◆ **Your task**:
From the entries below, print exactly the span beginning with the line holding "What Chart.js code" and ending with the line holding "const yRange = [0, 100];", endpoints included, and skip any pictures.

◆ **Task material**:
>> START

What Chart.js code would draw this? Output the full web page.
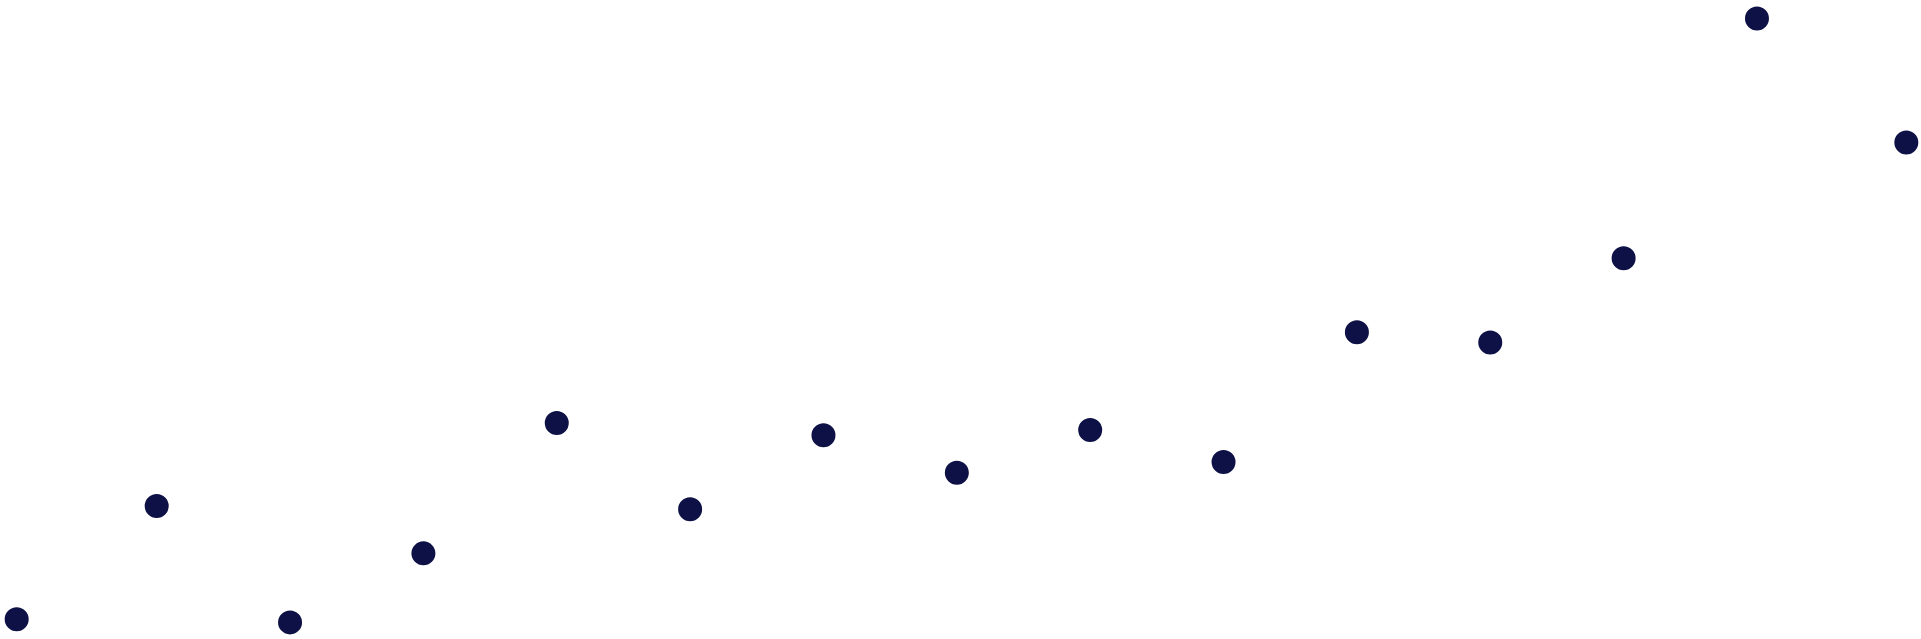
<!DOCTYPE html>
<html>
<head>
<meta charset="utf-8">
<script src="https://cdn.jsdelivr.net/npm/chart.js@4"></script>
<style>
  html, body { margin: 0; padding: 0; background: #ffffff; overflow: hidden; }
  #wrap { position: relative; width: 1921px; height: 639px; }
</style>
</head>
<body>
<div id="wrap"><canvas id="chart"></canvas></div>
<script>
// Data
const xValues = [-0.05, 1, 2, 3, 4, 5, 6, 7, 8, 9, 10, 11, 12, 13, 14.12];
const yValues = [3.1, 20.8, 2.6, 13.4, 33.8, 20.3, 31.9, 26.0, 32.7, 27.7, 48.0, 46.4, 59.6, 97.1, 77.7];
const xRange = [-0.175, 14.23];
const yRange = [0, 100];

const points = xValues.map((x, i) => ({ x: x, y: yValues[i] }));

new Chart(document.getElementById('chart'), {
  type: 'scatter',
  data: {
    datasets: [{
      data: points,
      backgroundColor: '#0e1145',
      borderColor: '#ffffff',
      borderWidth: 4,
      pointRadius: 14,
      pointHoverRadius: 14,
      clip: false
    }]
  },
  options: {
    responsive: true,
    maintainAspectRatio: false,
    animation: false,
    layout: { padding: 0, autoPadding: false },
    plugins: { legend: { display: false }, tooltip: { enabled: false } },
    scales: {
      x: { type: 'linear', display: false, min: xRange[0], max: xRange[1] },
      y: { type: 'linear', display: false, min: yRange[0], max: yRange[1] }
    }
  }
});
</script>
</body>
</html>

>> END
>> START

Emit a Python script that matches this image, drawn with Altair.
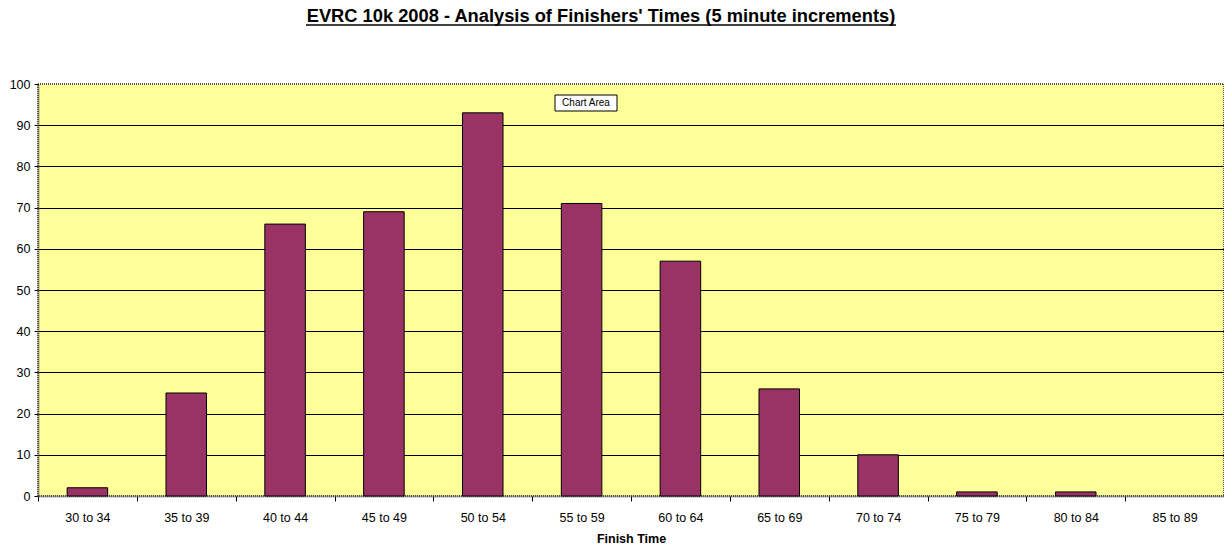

>> END

◆ **Solution for this task**:
What Chart.js code would draw this? Output the full web page.
<!DOCTYPE html>
<html>
<head>
<meta charset="utf-8">
<script src="https://cdn.jsdelivr.net/npm/chart.js@4"></script>
<style>
  html, body { margin: 0; padding: 0; background: #ffffff; overflow: hidden; }
  #wrap { position: relative; width: 1921px; height: 639px; }
</style>
</head>
<body>
<div id="wrap"><canvas id="chart"></canvas></div>
<script>
// Data
const xValues = [-0.05, 1, 2, 3, 4, 5, 6, 7, 8, 9, 10, 11, 12, 13, 14.12];
const yValues = [3.1, 20.8, 2.6, 13.4, 33.8, 20.3, 31.9, 26.0, 32.7, 27.7, 48.0, 46.4, 59.6, 97.1, 77.7];
const xRange = [-0.175, 14.23];
const yRange = [0, 100];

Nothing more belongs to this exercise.